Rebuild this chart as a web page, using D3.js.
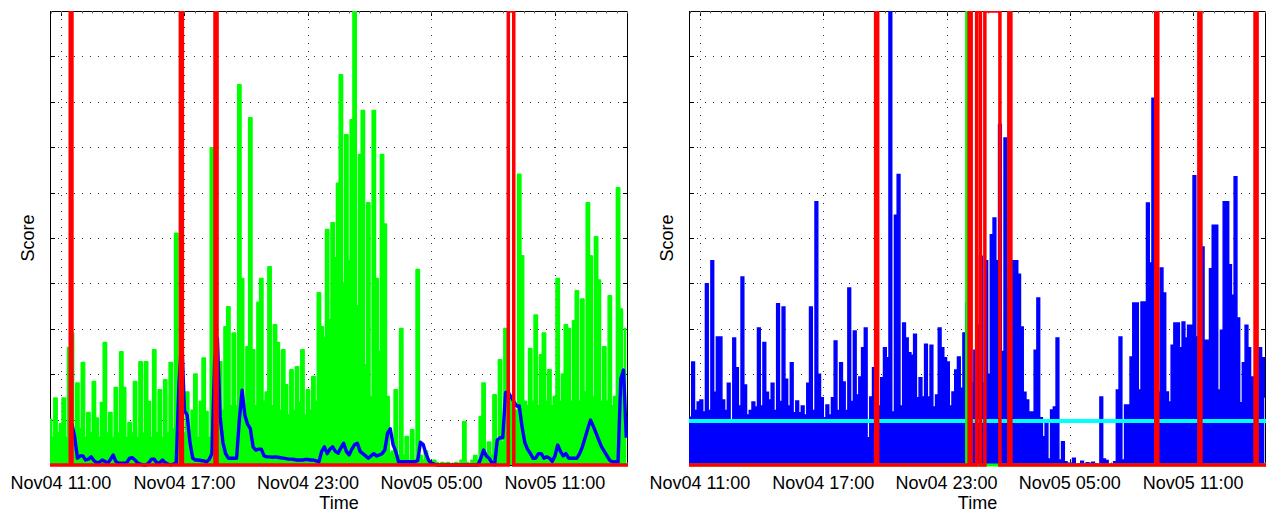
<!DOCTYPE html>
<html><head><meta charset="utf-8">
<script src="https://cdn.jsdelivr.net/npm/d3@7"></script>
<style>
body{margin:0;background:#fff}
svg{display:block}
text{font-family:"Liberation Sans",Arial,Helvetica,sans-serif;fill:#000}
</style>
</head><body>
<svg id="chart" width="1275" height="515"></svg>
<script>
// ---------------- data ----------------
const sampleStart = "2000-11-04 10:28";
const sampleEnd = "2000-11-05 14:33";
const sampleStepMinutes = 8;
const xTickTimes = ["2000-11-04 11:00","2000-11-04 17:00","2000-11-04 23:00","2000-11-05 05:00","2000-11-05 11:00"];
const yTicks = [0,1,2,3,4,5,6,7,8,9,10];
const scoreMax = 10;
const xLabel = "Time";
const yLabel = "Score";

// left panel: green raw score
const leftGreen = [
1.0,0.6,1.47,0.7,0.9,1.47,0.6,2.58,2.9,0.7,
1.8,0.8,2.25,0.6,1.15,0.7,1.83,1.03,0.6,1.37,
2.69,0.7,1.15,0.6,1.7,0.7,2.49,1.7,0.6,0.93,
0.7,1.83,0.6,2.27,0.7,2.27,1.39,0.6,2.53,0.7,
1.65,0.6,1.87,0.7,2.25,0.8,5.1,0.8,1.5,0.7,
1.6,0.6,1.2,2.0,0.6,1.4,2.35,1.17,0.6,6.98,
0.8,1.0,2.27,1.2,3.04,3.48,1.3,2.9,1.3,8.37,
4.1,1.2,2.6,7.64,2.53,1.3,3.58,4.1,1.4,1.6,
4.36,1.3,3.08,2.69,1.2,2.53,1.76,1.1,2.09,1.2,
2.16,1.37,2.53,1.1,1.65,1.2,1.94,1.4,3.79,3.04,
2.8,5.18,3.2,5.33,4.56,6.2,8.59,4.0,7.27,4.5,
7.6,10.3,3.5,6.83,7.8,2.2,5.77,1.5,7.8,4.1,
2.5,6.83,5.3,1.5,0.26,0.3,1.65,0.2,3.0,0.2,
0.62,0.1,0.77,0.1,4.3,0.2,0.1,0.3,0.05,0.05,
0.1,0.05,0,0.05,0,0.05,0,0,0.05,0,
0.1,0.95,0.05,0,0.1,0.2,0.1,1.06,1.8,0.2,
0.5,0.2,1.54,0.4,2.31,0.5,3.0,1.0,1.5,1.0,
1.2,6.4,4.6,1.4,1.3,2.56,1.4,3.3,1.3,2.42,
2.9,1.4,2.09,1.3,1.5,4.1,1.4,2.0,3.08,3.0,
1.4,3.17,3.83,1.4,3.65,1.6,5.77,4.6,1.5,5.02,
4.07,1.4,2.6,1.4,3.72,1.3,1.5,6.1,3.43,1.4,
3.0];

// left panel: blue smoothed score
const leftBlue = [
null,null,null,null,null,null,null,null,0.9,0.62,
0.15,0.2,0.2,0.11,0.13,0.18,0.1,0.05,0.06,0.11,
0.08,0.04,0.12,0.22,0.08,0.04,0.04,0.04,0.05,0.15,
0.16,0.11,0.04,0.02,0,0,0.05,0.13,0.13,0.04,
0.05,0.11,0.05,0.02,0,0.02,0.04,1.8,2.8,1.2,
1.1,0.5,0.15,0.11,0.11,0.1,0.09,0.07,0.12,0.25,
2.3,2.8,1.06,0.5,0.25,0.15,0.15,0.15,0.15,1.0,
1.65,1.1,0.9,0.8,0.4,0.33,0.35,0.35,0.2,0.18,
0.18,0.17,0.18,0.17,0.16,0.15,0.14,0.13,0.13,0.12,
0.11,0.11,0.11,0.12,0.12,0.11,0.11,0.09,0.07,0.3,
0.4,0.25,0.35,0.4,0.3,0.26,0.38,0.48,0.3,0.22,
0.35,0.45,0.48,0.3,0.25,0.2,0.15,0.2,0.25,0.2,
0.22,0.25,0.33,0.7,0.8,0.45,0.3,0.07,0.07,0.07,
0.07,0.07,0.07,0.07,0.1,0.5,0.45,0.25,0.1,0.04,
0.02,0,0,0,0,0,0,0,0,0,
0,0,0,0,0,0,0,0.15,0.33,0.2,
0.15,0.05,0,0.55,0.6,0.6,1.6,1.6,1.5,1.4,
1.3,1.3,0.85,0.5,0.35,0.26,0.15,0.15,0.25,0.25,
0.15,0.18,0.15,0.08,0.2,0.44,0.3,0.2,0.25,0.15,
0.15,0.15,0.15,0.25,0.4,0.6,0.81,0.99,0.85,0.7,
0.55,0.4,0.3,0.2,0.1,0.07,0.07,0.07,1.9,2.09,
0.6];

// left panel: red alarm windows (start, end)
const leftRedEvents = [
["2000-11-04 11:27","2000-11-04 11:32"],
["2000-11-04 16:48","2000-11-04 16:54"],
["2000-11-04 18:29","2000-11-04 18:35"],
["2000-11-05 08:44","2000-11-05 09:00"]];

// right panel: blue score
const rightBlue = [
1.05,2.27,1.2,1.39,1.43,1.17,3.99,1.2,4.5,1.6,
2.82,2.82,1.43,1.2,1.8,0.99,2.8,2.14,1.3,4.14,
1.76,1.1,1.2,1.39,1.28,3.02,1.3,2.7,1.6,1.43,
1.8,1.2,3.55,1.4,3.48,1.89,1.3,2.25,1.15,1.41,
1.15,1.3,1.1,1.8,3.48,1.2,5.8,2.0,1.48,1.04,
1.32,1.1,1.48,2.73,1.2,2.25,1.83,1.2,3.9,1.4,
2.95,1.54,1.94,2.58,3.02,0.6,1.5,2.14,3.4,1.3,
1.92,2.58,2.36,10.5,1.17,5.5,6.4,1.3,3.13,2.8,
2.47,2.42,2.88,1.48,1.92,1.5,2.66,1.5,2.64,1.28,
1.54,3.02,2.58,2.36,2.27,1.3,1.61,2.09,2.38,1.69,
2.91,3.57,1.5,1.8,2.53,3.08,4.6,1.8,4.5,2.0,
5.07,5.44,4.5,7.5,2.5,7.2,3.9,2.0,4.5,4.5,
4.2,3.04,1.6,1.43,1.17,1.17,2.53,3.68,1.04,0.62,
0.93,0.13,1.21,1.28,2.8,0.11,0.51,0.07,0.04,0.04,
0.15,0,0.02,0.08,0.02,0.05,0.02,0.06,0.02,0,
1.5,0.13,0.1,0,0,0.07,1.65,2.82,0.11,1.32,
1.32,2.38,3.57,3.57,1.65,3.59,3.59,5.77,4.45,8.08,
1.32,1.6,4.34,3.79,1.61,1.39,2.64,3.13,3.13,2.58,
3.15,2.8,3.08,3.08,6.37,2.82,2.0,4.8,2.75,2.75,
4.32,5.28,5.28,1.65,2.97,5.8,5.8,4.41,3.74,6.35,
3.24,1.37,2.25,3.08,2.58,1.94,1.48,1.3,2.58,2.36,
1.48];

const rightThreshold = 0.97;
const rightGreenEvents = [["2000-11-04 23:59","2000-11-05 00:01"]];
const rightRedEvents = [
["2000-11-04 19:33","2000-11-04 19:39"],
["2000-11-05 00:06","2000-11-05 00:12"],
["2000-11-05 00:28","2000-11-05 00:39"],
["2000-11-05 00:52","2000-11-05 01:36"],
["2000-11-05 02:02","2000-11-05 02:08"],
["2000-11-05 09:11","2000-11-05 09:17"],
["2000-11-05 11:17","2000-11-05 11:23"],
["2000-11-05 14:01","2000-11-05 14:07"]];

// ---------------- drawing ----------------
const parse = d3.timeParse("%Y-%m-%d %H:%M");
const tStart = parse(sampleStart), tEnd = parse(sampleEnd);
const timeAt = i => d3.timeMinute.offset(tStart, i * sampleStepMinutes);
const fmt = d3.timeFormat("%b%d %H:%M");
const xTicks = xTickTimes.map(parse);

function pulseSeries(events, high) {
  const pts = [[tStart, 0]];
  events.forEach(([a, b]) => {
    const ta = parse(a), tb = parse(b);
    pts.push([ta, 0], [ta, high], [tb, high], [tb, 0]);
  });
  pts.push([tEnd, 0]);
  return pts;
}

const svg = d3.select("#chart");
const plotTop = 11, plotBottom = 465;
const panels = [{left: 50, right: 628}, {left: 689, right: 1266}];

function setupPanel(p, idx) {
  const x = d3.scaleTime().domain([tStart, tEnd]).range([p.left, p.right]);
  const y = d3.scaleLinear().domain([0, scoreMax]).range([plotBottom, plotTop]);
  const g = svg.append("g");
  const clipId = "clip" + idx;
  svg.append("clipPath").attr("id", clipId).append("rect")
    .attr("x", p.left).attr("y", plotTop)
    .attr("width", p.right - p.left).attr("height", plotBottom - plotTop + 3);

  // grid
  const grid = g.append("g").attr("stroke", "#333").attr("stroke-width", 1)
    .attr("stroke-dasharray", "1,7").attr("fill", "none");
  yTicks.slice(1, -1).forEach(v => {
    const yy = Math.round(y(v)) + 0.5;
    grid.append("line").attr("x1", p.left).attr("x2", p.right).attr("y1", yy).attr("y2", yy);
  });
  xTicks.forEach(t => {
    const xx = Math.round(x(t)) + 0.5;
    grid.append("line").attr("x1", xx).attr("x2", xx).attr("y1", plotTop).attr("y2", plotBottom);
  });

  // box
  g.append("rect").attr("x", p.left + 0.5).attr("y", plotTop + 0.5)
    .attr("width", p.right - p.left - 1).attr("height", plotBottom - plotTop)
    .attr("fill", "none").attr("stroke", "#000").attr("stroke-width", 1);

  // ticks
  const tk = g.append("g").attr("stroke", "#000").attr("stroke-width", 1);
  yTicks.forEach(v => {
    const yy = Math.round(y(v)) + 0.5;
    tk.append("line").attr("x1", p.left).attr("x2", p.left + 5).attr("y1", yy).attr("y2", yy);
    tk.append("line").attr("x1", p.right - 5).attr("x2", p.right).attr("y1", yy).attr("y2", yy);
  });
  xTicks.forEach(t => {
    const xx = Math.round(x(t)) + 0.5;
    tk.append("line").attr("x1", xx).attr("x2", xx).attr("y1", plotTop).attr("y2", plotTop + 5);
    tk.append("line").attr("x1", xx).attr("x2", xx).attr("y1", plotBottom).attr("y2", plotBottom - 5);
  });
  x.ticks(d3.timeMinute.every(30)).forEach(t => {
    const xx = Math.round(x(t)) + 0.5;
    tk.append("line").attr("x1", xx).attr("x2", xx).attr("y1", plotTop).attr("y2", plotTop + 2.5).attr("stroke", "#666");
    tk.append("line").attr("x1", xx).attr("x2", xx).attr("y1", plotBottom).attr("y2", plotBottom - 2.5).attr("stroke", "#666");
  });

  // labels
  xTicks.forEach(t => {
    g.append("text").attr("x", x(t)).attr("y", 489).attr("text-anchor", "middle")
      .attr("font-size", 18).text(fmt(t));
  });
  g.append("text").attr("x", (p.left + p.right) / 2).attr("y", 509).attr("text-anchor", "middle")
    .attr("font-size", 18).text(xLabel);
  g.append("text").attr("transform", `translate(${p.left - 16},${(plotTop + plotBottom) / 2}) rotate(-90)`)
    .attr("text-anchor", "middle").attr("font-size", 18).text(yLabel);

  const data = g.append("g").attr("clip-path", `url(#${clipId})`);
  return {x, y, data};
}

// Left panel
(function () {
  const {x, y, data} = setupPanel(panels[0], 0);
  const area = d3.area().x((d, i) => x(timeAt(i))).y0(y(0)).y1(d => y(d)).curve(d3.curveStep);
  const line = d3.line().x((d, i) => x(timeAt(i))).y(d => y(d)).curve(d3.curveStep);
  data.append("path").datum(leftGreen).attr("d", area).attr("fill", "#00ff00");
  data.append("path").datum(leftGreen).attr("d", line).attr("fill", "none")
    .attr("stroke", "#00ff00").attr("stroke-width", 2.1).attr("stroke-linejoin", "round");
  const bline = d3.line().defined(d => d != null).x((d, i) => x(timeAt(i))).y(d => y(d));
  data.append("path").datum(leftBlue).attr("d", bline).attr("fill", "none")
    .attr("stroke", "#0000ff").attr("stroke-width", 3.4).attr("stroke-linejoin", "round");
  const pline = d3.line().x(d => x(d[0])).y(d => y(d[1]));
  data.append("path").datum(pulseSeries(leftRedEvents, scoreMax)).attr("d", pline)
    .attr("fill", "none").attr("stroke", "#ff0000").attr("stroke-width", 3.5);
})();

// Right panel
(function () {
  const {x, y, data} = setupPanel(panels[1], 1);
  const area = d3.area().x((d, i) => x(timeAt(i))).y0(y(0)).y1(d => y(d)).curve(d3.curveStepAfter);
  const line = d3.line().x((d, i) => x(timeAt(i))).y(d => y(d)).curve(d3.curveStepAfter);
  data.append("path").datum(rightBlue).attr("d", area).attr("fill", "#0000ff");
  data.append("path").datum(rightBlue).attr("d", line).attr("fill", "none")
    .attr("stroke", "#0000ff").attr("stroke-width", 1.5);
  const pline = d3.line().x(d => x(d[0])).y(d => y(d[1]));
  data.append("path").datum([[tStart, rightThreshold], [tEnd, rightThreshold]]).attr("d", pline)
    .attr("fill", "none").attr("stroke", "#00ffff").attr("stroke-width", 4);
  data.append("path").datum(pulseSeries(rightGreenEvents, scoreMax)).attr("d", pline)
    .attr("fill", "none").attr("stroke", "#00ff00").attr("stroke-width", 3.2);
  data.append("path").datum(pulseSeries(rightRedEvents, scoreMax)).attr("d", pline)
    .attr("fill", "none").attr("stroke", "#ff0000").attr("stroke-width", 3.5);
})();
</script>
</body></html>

◇ ◇ ◇ ◇ ◇ ◇ ◇

DIRECTIONS: Where a line in the material contains "chart", copy that line.

COMPLETED TASK:
Rebuild this chart as a web page, using D3.js.
<svg id="chart" width="1275" height="515"></svg>
const svg = d3.select("#chart");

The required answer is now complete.